Debunking home schooling myths

There are many misconceptions and misappropriated stereotypes concerning home schooling. Many fear what is unknown, and while home schooling is more commonly accepted in modern society than it was twenty years ago, there are still many erroneous ideas floating about concerning those who choose to educate their children at home. Unfortunately, these myths are more widely known than the truth, and it is important for them to be firmly debunked.

Some of the common myths surround the competency of parents to home school, the poor socialization of the home schooled children, their inability to enter college or re-enter an educational institution, and the government’s authority to oversee the home schooled children’s progress.

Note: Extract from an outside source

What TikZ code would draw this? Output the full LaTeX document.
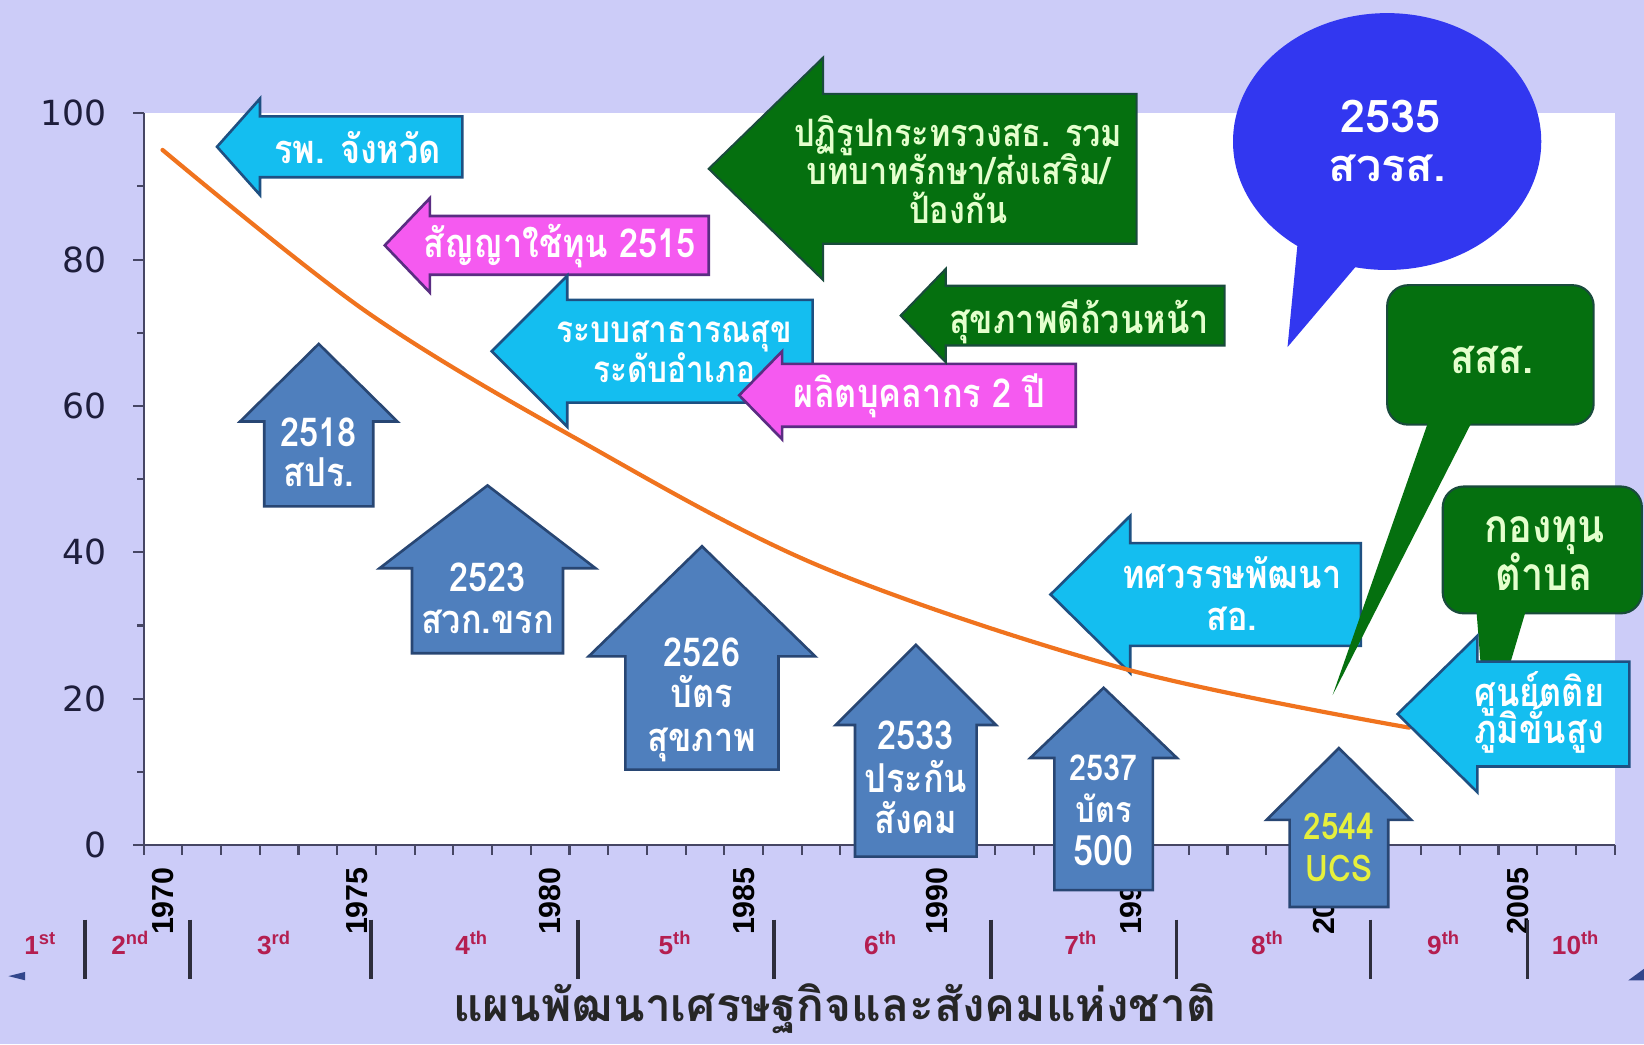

Firstly, parents do not need a teaching certificate or some degree in education to make them qualified to home school their children. While it makes sense to ensure that teachers employed by institutional education facilities meet requirements for the job and thus have been certified, this does not mean that a parent must have the same training in order to see to their child’s home education. When a parent starts home schooling from a young age it is not difficult to stay ahead of the learning youngster. The parent guides the child’s learning, but the child also becomes quite self sufficient to learn on their own. They learn how to learn, rather than just learning what is continually drilled into them through conventional education methods. They are not spoon fed, they learn to master whatever is given to them, which is a valuable aid in life. Any parent can read the textbooks along with their children and help them over any hurdles they encounter in the learning process.

Many home school parents join co-ops where one parent may be really strong in math and the other in history and they trade off in their strengths to aid the children. There are numerous resources available today for the home-schooling parents. Many Christian schools will work with home schoolers to come in for testing or other activities. If parents explore the resources and connect with other parents who are home schooling they will find they can do it.

Many people have known or heard of the awkward socially inept geeks that are purportedly stereotypical of a home schooled child. While it is true that this can be a weakness of home schooling, it is easily avoidable. Home schooling today is much more widely accepted and the community resources are much more readily accessible. There are many extracurricular activities that can give them the social environment lost from not being in a traditional school environment. There are sports teams, music classes, dance classes, marital arts classes, gymnastics, drama classes and the like that are available for home schooled children to participate in. Moreover, if the family is very involved in the life of their church they will also find friends and socialization there. The important thing is for the parents to provide these opportunities and to watch to be sure their children are socializing and not hiding away in their studies. Children do not need to learn in a classroom setting in order to have the benefits of socialization.

Parents will worry that their children will not have the same chance for acceptance into a prestigious college or any college of their choice. In reality, this is a huge myth. Colleges welcome home schooled students and some even offer very good scholarships for them. The reason is that home school children excel in college due to their advantage of having learned how to learn without being spoon-fed by professors. Professors rely on their students to be mature enough to be prepared for class and well studied on their own. They lecture and they leave the rest of the learning up to the students. Home schooled students are better prepared then other students to face the college world for they are statistically better learned and have greater maturity socially to be a wonder student for the college. Similarly, should a home-schooled child be placed back into an institutional school they will adjust well and be above average for their grade level.

Lastly, a persistent concern is government regulation of home schoolers. Some states have laws, which compel the home schooling family to report the children’s progress, curriculum, and parental qualifications to the local school board. However, there is always in every state a religious exemption the family can take to avoid this encroachment on their rights to raise their children as they please. Some will argue that these laws protect the children from not being really educated at all, but that really is the parents prerogative. To weed out the few that would be doing something they ought not to is not a good reason to usurp the rights of all parents to home school as they see fit.

While there are advantages and disadvantages to every form of education, rest assured that the negative stereotypes linked to home schoolers can be easily avoided and the myths easily debunked. It is good to get the whole story and not to be satisfied with illl-informed sound bytes. If someone has nothing good to say about something, chances are they are not a worthwhile source of information concerning it. Home schooling is hard work for both the parents and the children, but it is equally rewarding.